The listing below begins with the first line you should copy; stop after the line containing "fig = go.Figure()", and drop every picture.
::::
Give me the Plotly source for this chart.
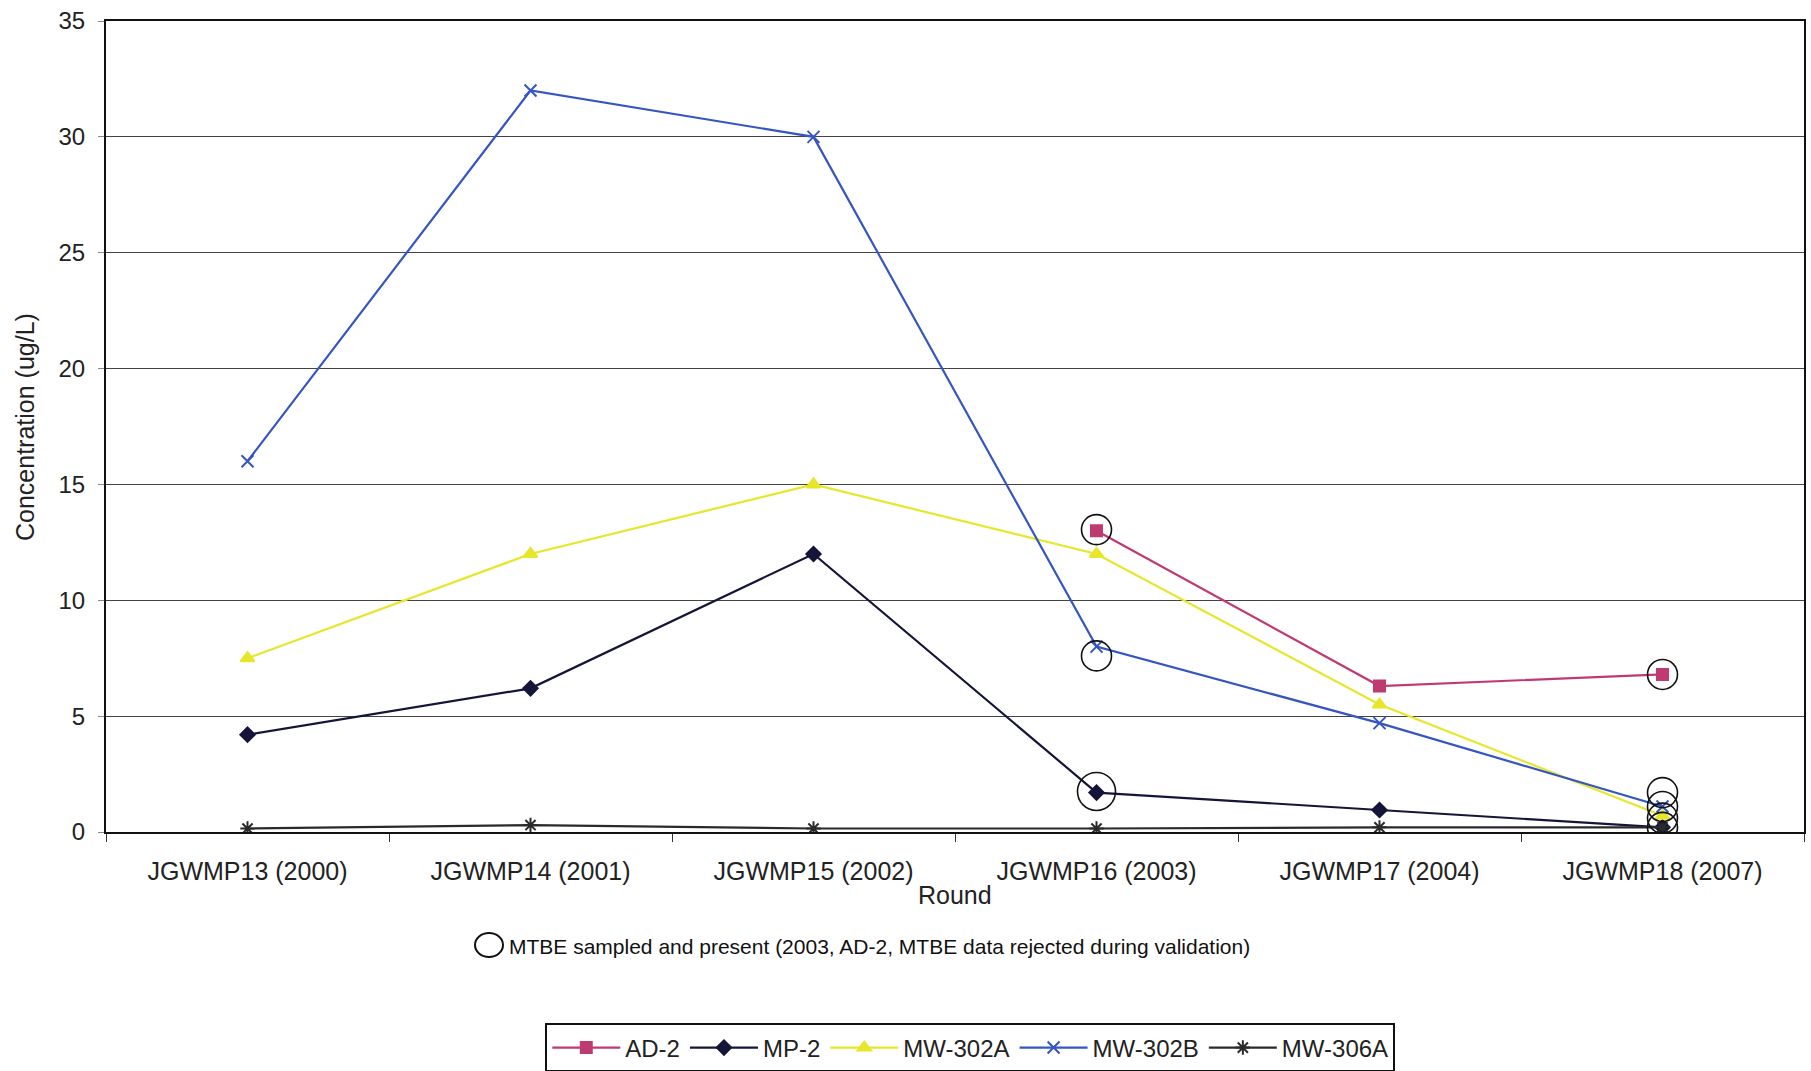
import plotly.graph_objects as go

rounds = ["JGWMP13 (2000)", "JGWMP14 (2001)", "JGWMP15 (2002)",
          "JGWMP16 (2003)", "JGWMP17 (2004)", "JGWMP18 (2007)"]

ad2 = [None, None, None, 13.0, 6.3, 6.8]
mp2 = [4.2, 6.2, 12.0, 1.7, 0.95, 0.2]
mw302a = [7.5, 12.0, 15.0, 12.0, 5.5, 0.7]
mw302b = [16.0, 32.0, 30.0, 8.0, 4.7, 1.1]
mw306a = [0.15, 0.3, 0.15, 0.15, 0.2, 0.2]

# MTBE circles (sampled and present)
circle_x = ["JGWMP16 (2003)", "JGWMP16 (2003)", "JGWMP18 (2007)",
            "JGWMP18 (2007)", "JGWMP18 (2007)", "JGWMP18 (2007)", "JGWMP18 (2007)"]
circle_y = [13.05, 7.6, 6.8, 1.7, 1.1, 0.6, 0.2]
big_circle_x = ["JGWMP16 (2003)"]
big_circle_y = [1.75]

y_ticks = [0, 5, 10, 15, 20, 25, 30, 35]

FONT = "Liberation Sans, Arial, sans-serif"

fig = go.Figure()

series = [
    ("AD-2", ad2, "#C03A72", "square", 11),
    ("MP-2", mp2, "#15153A", "diamond", 11),
    ("MW-302A", mw302a, "#E6E62A", "triangle-up", 12),
    ("MW-302B", mw302b, "#3556C0", "x-thin-open", 12),
    ("MW-306A", mw306a, "#2A2A2A", "asterisk-open", 12),
]
for name, vals, col, sym, sz in series:
    fig.add_trace(go.Scatter(
        x=rounds, y=vals, name=name, mode="lines+markers",
        line=dict(color=col, width=2.2),
        marker=dict(symbol=sym, size=sz, color=col, line=dict(color=col, width=2)),
        connectgaps=False,
    ))

fig.add_trace(go.Scatter(
    x=circle_x, y=circle_y, mode="markers", showlegend=False, hoverinfo="skip",
    marker=dict(symbol="circle-open", size=30, color="#111111", line=dict(width=1.6)),
))
fig.add_trace(go.Scatter(
    x=big_circle_x, y=big_circle_y, mode="markers", showlegend=False, hoverinfo="skip",
    marker=dict(symbol="circle-open", size=38, color="#111111", line=dict(width=1.6)),
))

fig.update_layout(
    width=1811, height=1071,
    margin=dict(l=106, r=7, t=21, b=239, autoexpand=False),
    paper_bgcolor="white", plot_bgcolor="white",
    font=dict(family=FONT, size=24, color="#222222"),
    showlegend=True,
    legend=dict(
        orientation="h", x=0.509, y=-0.2663, xanchor="center", yanchor="middle",
        bordercolor="#111111", borderwidth=2, bgcolor="white",
        font=dict(size=24, family=FONT), itemwidth=68, tracegroupgap=0,
    ),
    xaxis=dict(
        type="category", categoryorder="array", categoryarray=rounds,
        range=[-0.5, 5.5], showgrid=False, zeroline=False, automargin=False,
        showline=True, linecolor="#111111", linewidth=2, mirror=True,
        ticks="outside", tickson="boundaries", ticklen=8, tickcolor="#333333",
        tickfont=dict(size=25, family=FONT), ticklabelstandoff=16,
    ),
    yaxis=dict(
        range=[0, 35], tickvals=y_ticks, showgrid=True, gridcolor="#444444", gridwidth=1,
        zeroline=False, showline=True, linecolor="#111111", linewidth=2, mirror=True,
        ticks="outside", ticklen=6, tickcolor="#888888", automargin=False,
        tickfont=dict(size=24, family=FONT), ticklabelstandoff=8,
        ticklabeloverflow="allow",
    ),
    annotations=[
        dict(text="Concentration (ug/L)", textangle=-90, xref="paper", yref="paper",
             x=-0.048, y=0.5, xanchor="center", yanchor="middle", showarrow=False,
             font=dict(size=25, family=FONT)),
        dict(text="Round", xref="paper", yref="paper", x=0.5, y=-0.0777,
             xanchor="center", yanchor="middle", showarrow=False,
             font=dict(size=25, family=FONT)),
        dict(text="MTBE sampled and present (2003, AD-2, MTBE data rejected during validation)",
             xref="paper", yref="paper", x=0.236, y=-0.1418, xanchor="left", yanchor="middle",
             showarrow=False, font=dict(size=21, family=FONT, color="#111111")),
    ],
    shapes=[
        dict(type="circle", xref="paper", yref="paper", xsizemode="pixel", ysizemode="pixel",
             xanchor=(489 - 106) / 1698, yanchor=(832 - 945) / 811,
             x0=-14, x1=14, y0=-12, y1=12, line=dict(color="#111111", width=2)),
    ],
)

# remove the browser's default 8px body margin so the figure fills the window exactly
fig.write_html("out.html", config={"displayModeBar": False},
               post_script="document.body.style.margin='0px';document.body.style.overflow='hidden';")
::::
- _Task answer_:
Give me the Plotly source for this chart.
import plotly.graph_objects as go

rounds = ["JGWMP13 (2000)", "JGWMP14 (2001)", "JGWMP15 (2002)",
          "JGWMP16 (2003)", "JGWMP17 (2004)", "JGWMP18 (2007)"]

ad2 = [None, None, None, 13.0, 6.3, 6.8]
mp2 = [4.2, 6.2, 12.0, 1.7, 0.95, 0.2]
mw302a = [7.5, 12.0, 15.0, 12.0, 5.5, 0.7]
mw302b = [16.0, 32.0, 30.0, 8.0, 4.7, 1.1]
mw306a = [0.15, 0.3, 0.15, 0.15, 0.2, 0.2]

# MTBE circles (sampled and present)
circle_x = ["JGWMP16 (2003)", "JGWMP16 (2003)", "JGWMP18 (2007)",
            "JGWMP18 (2007)", "JGWMP18 (2007)", "JGWMP18 (2007)", "JGWMP18 (2007)"]
circle_y = [13.05, 7.6, 6.8, 1.7, 1.1, 0.6, 0.2]
big_circle_x = ["JGWMP16 (2003)"]
big_circle_y = [1.75]

y_ticks = [0, 5, 10, 15, 20, 25, 30, 35]

FONT = "Liberation Sans, Arial, sans-serif"

fig = go.Figure()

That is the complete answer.